Key to the drive was last year’s move to establish the army-backed SIFC whose civil and military members are eyeing a boost to foreign direct investment (FDI). The body has said it is aiming to land more than $100 billion in investment, mostly from Gulf nations, as it serves as a “single window” for investment in five sectors: agriculture, information technology, minerals, energy and tourism.
But Pakistan’s investment prospects are not bright, according to the IMF. The latter forecasts just $7 billion in FDI into Pakistan over the next four years, about a quarter of the $27 billion that Bangladesh — also an IMF bailout recipient — is expected to draw over the same period.
On top of a weak economy, Pakistan is in the throes of a political crisis that has seen jailed former Prime Minister Imran Khan and his supporters protest against the military-backed government.

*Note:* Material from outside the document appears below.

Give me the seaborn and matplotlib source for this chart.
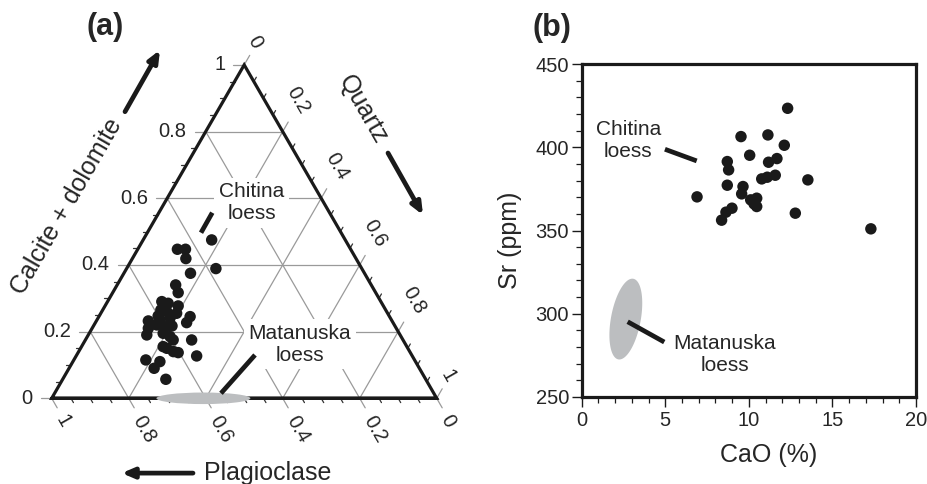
import numpy as np
import pandas as pd
import matplotlib
matplotlib.use("Agg")
import matplotlib.pyplot as plt
import seaborn as sns
from matplotlib.patches import Ellipse
from matplotlib.ticker import MultipleLocator

# ---------------- data ----------------
# Panel (a): ternary, Chitina loess samples (calcite+dolomite, quartz fractions)
tern_calcite = [0.475, 0.447, 0.447, 0.419, 0.389, 0.375, 0.340, 0.317, 0.290, 0.285,
                0.277, 0.265, 0.260, 0.255, 0.245, 0.232, 0.235, 0.227, 0.220, 0.215,
                0.210, 0.190, 0.195, 0.185, 0.175, 0.175, 0.155, 0.150, 0.140, 0.137,
                0.127, 0.115, 0.110, 0.090, 0.057, 0.241, 0.247, 0.217]
tern_quartz = [0.178, 0.103, 0.124, 0.139, 0.232, 0.173, 0.152, 0.170, 0.141, 0.160,
               0.190, 0.151, 0.169, 0.197, 0.237, 0.135, 0.164, 0.237, 0.163, 0.191,
               0.146, 0.152, 0.192, 0.215, 0.228, 0.276, 0.212, 0.224, 0.246, 0.260,
               0.313, 0.187, 0.226, 0.221, 0.268, 0.187, 0.153, 0.204]
# Matanuska loess field in (a): (quartz-axis centre, width, height) in triangle units
mat_a_field = {"x": 0.394, "y": 0.0, "w": 0.244, "h": 0.030}

# Panel (b): CaO (%) vs Sr (ppm), Chitina loess
cao = [12.32, 9.53, 11.14, 12.12, 10.05, 8.71, 11.18, 11.68, 8.79, 10.77,
       11.10, 11.58, 13.53, 8.71, 9.65, 9.57, 6.90, 10.11, 10.47, 10.47,
       10.31, 8.99, 8.63, 8.37, 12.78, 17.30]
sr = [423.4, 406.4, 407.4, 401.2, 395.2, 391.4, 391.0, 393.2, 386.4, 381.0,
      382.0, 383.2, 380.4, 377.2, 376.4, 372.0, 370.2, 368.4, 369.4, 364.4,
      366.0, 363.4, 361.0, 356.2, 360.4, 351.0]
# Matanuska loess field in (b)
mat_b_field = {"cx": 2.64, "cy": 296.8, "ax": 0.95, "bx": 0.25, "ay": 24.0, "by": 3.6}

left_ticks = ["0", "0.2", "0.4", "0.6", "0.8", "1"]
bottom_ticks = ["1", "0.8", "0.6", "0.4", "0.2", "0"]
right_ticks = ["0", "0.2", "0.4", "0.6", "0.8", "1"]

# ---------------- style ----------------
sns.set_style("white")
plt.rcParams["font.family"] = ["Liberation Sans", "DejaVu Sans"]

DOT = "#1a1a1a"
GRID = "#9a9a9a"
FIELD = "#bcbec0"
H = np.sqrt(3) / 2
PX = 1 / 385.0  # one pixel in triangle units

fig = plt.figure(figsize=(9.27, 4.84), dpi=100)

# ---------------- panel (a) ----------------
ax = fig.add_axes([0, 0, 480 / 927, 1])
XL = (-51.7 * PX, (480 - 51.7) * PX)
YL = (-85.7 * PX, (484 - 85.7) * PX)
ax.axis("off")

def tp(c, q):
    return q + c / 2.0, c * H

levels = [0.2, 0.4, 0.6, 0.8]
for v in levels:
    x0, y0 = tp(v, 0)
    x1, y1 = tp(v, 1 - v)
    ax.plot([x0, x1], [y0, y1], color=GRID, lw=0.9, zorder=1)
    x0, y0 = tp(0, v)
    x1, y1 = tp(1 - v, v)
    ax.plot([x0, x1], [y0, y1], color=GRID, lw=0.9, zorder=1)
    k = 1 - v
    x0, y0 = tp(0, k)
    x1, y1 = tp(k, 0)
    ax.plot([x0, x1], [y0, y1], color=GRID, lw=0.9, zorder=1)

# triangle frame
ax.plot([0, 1, 0.5, 0, 1], [0, 0, H, 0, 0], color="#1a1a1a", lw=2.3, zorder=3,
        solid_joinstyle="miter")

d_down = np.array([0.5, -H])
d_up = np.array([0.5, H])
d_left = np.array([-1.0, 0.0])

fs_tick = 14.5
for i in range(21):
    v = i * 0.05
    major = (i % 4 == 0)
    L = (11 if major else 5) * PX
    col = GRID if major else "#333333"
    p = np.array(tp(v, 0))
    q = p + d_left * L
    ax.plot([p[0], q[0]], [p[1], q[1]], color=col, lw=0.9, zorder=2)
    p = np.array([v, 0.0])
    q = p + d_down * L
    ax.plot([p[0], q[0]], [p[1], q[1]], color=col, lw=0.9, zorder=2)
    p = np.array(tp(1 - v, v))
    q = p + d_up * L
    ax.plot([p[0], q[0]], [p[1], q[1]], color=col, lw=0.9, zorder=2)

for i, lab in enumerate(left_ticks):
    v = i * 0.2
    x, y = tp(v, 0)
    ax.text(x - 19 * PX, y, lab, ha="right", va="center", fontsize=fs_tick)
for i, lab in enumerate(bottom_ticks):
    v = i * 0.2
    d = (20 + 5 * len(lab)) * PX
    dirv = np.array([np.cos(np.radians(-64)), np.sin(np.radians(-64))])
    p = np.array([v, 0.0]) + dirv * d
    ax.text(p[0], p[1], lab, ha="center", va="center", rotation=-60, fontsize=fs_tick)
for i, lab in enumerate(right_ticks):
    v = i * 0.2
    d = (20 + 5 * len(lab)) * PX
    dirv = np.array([np.cos(np.radians(64)), np.sin(np.radians(64))])
    p = np.array(tp(1 - v, v)) + dirv * d
    ax.text(p[0], p[1], lab, ha="center", va="center", rotation=-60, fontsize=fs_tick)

# points
xs, ys = zip(*[tp(c, q) for c, q in zip(tern_calcite, tern_quartz)])
df_a = pd.DataFrame({"x": xs, "y": ys})
sns.scatterplot(data=df_a, x="x", y="y", ax=ax, s=68, color=DOT, edgecolor="none",
                linewidth=0, zorder=6, legend=False)
ax.set_xlim(*XL)
ax.set_ylim(*YL)

ax.add_patch(Ellipse((mat_a_field["x"], mat_a_field["y"]), mat_a_field["w"], mat_a_field["h"],
                     facecolor=FIELD, edgecolor="none", zorder=4))

bbox = dict(boxstyle="square,pad=0.22", facecolor="white", edgecolor="none")
fs_ann = 15
ax.text(0.5195, 0.508, "Chitina\nloess", ha="center", va="center", fontsize=fs_ann,
        linespacing=1.2, bbox=bbox, zorder=5)
ax.text(0.6449, 0.141, "Matanuska\nloess", ha="center", va="center", fontsize=fs_ann,
        linespacing=1.2, bbox=bbox, zorder=5)
ax.plot([0.3878, 0.4171], [0.4301, 0.4821], color=DOT, lw=3.4, solid_capstyle="butt", zorder=6)
ax.plot([0.4397, 0.5281], [0.0130, 0.1125], color=DOT, lw=3.4, solid_capstyle="butt", zorder=6)

fs_lab = 18
ax.text(0.039, 0.4977, "Calcite + dolomite", ha="center", va="center", rotation=60, fontsize=fs_lab)
ax.text(0.8086, 0.7488, "Quartz", ha="center", va="center", rotation=-60, fontsize=fs_lab)
ax.text(0.5618, -0.1943, "Plagioclase", ha="center", va="center", fontsize=fs_lab)
arrow = dict(arrowstyle="-|>,head_length=0.7,head_width=0.3", color=DOT, lw=3.4,
             shrinkA=0, shrinkB=0)
ax.annotate("", xy=(0.2813, 0.9047), xytext=(0.1904, 0.7444), arrowprops=arrow)
ax.annotate("", xy=(0.9644, 0.4761), xytext=(0.8735, 0.6371), arrowprops=arrow)
ax.annotate("", xy=(0.1818, -0.1943), xytext=(0.367, -0.1943), arrowprops=arrow)

fig.text(105 / 927, 1 - 27 / 484, "(a)", ha="center", va="center", fontsize=22, fontweight="bold")
fig.text(551.7 / 927, 1 - 28.3 / 484, "(b)", ha="center", va="center", fontsize=22, fontweight="bold")

# ---------------- panel (b) ----------------
bx = fig.add_axes([581.7 / 927, 1 - 397 / 484, (916 - 581.7) / 927, (397 - 64) / 484])
df_b = pd.DataFrame({"CaO": cao, "Sr": sr})
sns.scatterplot(data=df_b, x="CaO", y="Sr", ax=bx, s=68, color=DOT, edgecolor="none",
                linewidth=0, zorder=5, legend=False)
t = np.linspace(0, 2 * np.pi, 200)
ex = mat_b_field["cx"] + mat_b_field["ax"] * np.cos(t) + mat_b_field["bx"] * np.sin(t)
ey = mat_b_field["cy"] + mat_b_field["ay"] * np.sin(t) + mat_b_field["by"] * np.cos(t)
bx.fill(ex, ey, color=FIELD, lw=0, zorder=2)
bx.plot([2.75, 4.94], [295.2, 283.0], color=DOT, lw=3.4, solid_capstyle="butt", zorder=4)
bx.plot([4.98, 6.88], [398.8, 391.8], color=DOT, lw=3.4, solid_capstyle="butt", zorder=4)
bx.text(2.79, 403.8, "Chitina\nloess", ha="center", va="center", fontsize=fs_ann, linespacing=1.2)
bx.text(8.57, 275.4, "Matanuska\nloess", ha="center", va="center", fontsize=fs_ann, linespacing=1.2)

bx.set_xlim(0, 20)
bx.set_ylim(250, 450)
bx.set_xticks([0, 5, 10, 15, 20])
bx.set_yticks([250, 300, 350, 400, 450])
bx.xaxis.set_minor_locator(MultipleLocator(1))
bx.yaxis.set_minor_locator(MultipleLocator(10))
bx.tick_params(which="major", direction="out", length=7, width=1.0, labelsize=fs_tick,
               color="#1a1a1a", bottom=True, left=True, pad=3)
bx.tick_params(which="minor", direction="out", length=4, width=0.9, color="#1a1a1a",
               bottom=True, left=True)
bx.tick_params(axis="y", pad=2)
for s in bx.spines.values():
    s.set_linewidth(2.3)
    s.set_color("#1a1a1a")
bx.set_xlabel("CaO (%)", fontsize=fs_lab)
bx.set_ylabel("Sr (ppm)", fontsize=fs_lab)
bx.xaxis.set_label_coords(0.558, -0.174)
bx.xaxis.label.set_va("center")
bx.yaxis.set_label_coords(-0.2145, 0.4715)
bx.yaxis.label.set_va("center")
bx.grid(False)

fig.savefig("out.png", dpi=100)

Deadly militant and separatist attacks have damaged the country’s investment prospects.
“If investors are concerned about a lack of structural economic reforms and a highly volatile political and social — and security — climate, then SIFC will struggle to kickstart the level of investment it’s hoping to bring in,” said the Wilson Center’s Kugelman.
Any buyer of PIA, meanwhile, could face stiff headwinds on the route profitability. The country’s five carriers are fiercely competing for a market that has flatlined over the past two decades, said Afsar Malik, an expert in airline economics and former director at the aviation authority.
“Growth in the aviation industry is strongly linked to growth in the national economy,” he said. “I see no prospects of any growth in the national economy and, consequently, in the local aviation industry for the foreseeable future.”